COOKING WITH / BUTTERNUT SQUASH

Autumn calls for a celebration! A time to pay tribute to all of the hardworking farmers who have put in countless hours over the summer months to bring us this year’s harvest. Not only is it the most beautiful of seasons, it’s a great time of year for fruit and veg -  one of my favourites being butternut squash.

Sweet and nutty in flavour, coming in various shapes and sizes, there is something comforting about butternut squash that seems to evoke autumn.

Often referred to, and used as a vegetable, butternut squash is actually a fruit belonging to the Cuburbita Moschata species along with other family members pumpkin, cucumber and courgette. A versatile ‘fruit’, butternut squash can be roasted, toasted, puréed for soups or mashed into casseroles, breads and muffins. It’s also a great source of vitamin A and C and offers a well-balanced source of complex carbohydrates.

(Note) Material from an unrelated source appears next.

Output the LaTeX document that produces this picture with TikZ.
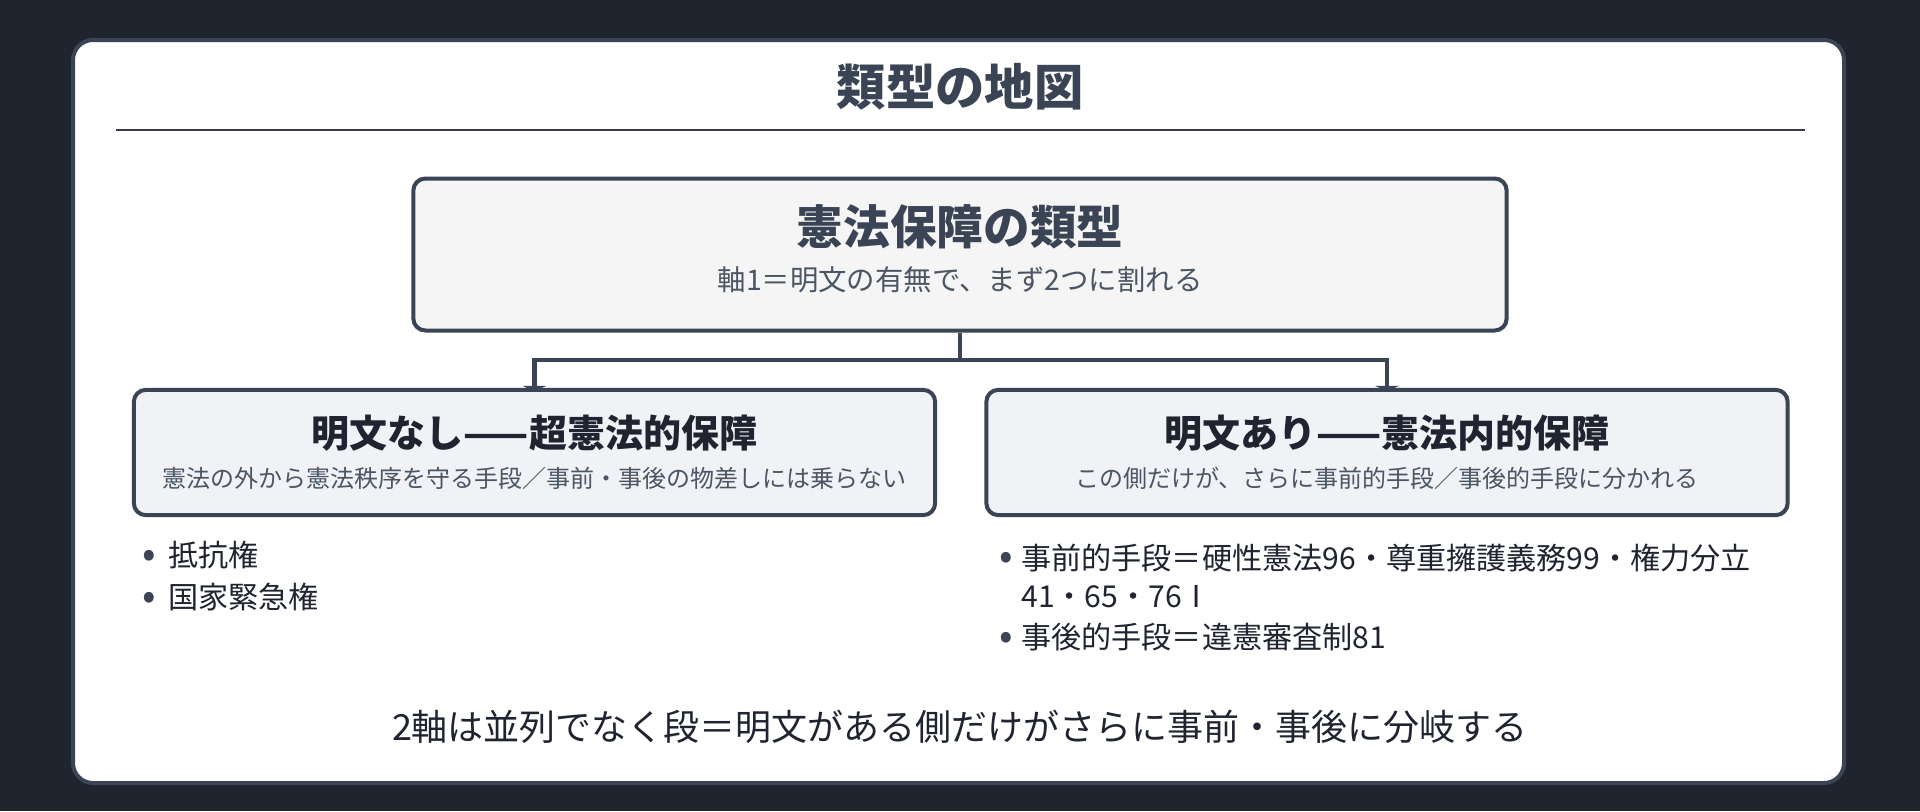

As we officially welcomed Autumn on the 22nd of September, I thought we’d share with you a seasonal dish The Bookshop’s Chef Nicole has prepared. It makes a delicious autumnal side dish to your Sunday roast, served with a generous dollop of Neal’s Yard Yoghurt and a sprinkle of sumac and roasted pumpkin seeds.

Enjoy,
Dorian

WHAT YOU'LL NEED...

ROAST SQUASH
• 1 Butternut Squash          
• 2 tbsp Olive Oil
• 1 tsp Coriander Seeds
• 1 tsp Fennel Seeds
• 2 Red Chillies
• 4 Cloves of Garlic
• 1 1/2 tsp Sea Salt

CORIANDER OIL 
• 50g Fresh Coriander
• 3 tbsp Olive Oil
• 1 tbsp Rapeseed Oil
• Squeeze of Lemon
• Sea Salt

GARNISH
• 150g Neal’s Yard Yoghurt
• 50g Pumpkin Seeds
• A few pinches of Sumac
• Leaves to Garnish 

 

METHOD
Preheat your oven to 200 with fan

To prepare the squash, leave the skin on - this adds a great texture and flavour to the dish. Cut the squash in half lengthways and scoop out the seeds - discard. Cut in half width ways and then cut into one and a half centimetre lengths.

Place the squash in a bowl and toss with the chillies cut in half, crushed garlic with the skin on, 2 tablespoons of olive oil, coriander seeds, fennel seeds and sea salt. Place onto a baking tray and roast in the oven for 20-30 minutes. 

Whilst the squash is roasting, in a blender place the bunch of coriander roughly chopped (stalks too), blitz until fine and add the olive oil and rapeseed oil. If needed, add more oil for consistency. Add a squeeze of lemon and sea salt to taste. The coriander oil should be highly seasoned to add flavour to the squash.

To toast the pumpkin seeds, place in a dry frying pan on a low heat, keep watching them and moving them around until perfectly toasted.

 

Once the squash is cool (room temperature is ideal) place in a bowl and dress with the coriander oil so that it is coated all over.

Neatly place the squash on a plate and sprinkle with toasted pumpkin seeds. Drizzle with yoghurt and a dusting of sumac. Garnish with seasonal leaves or herbs.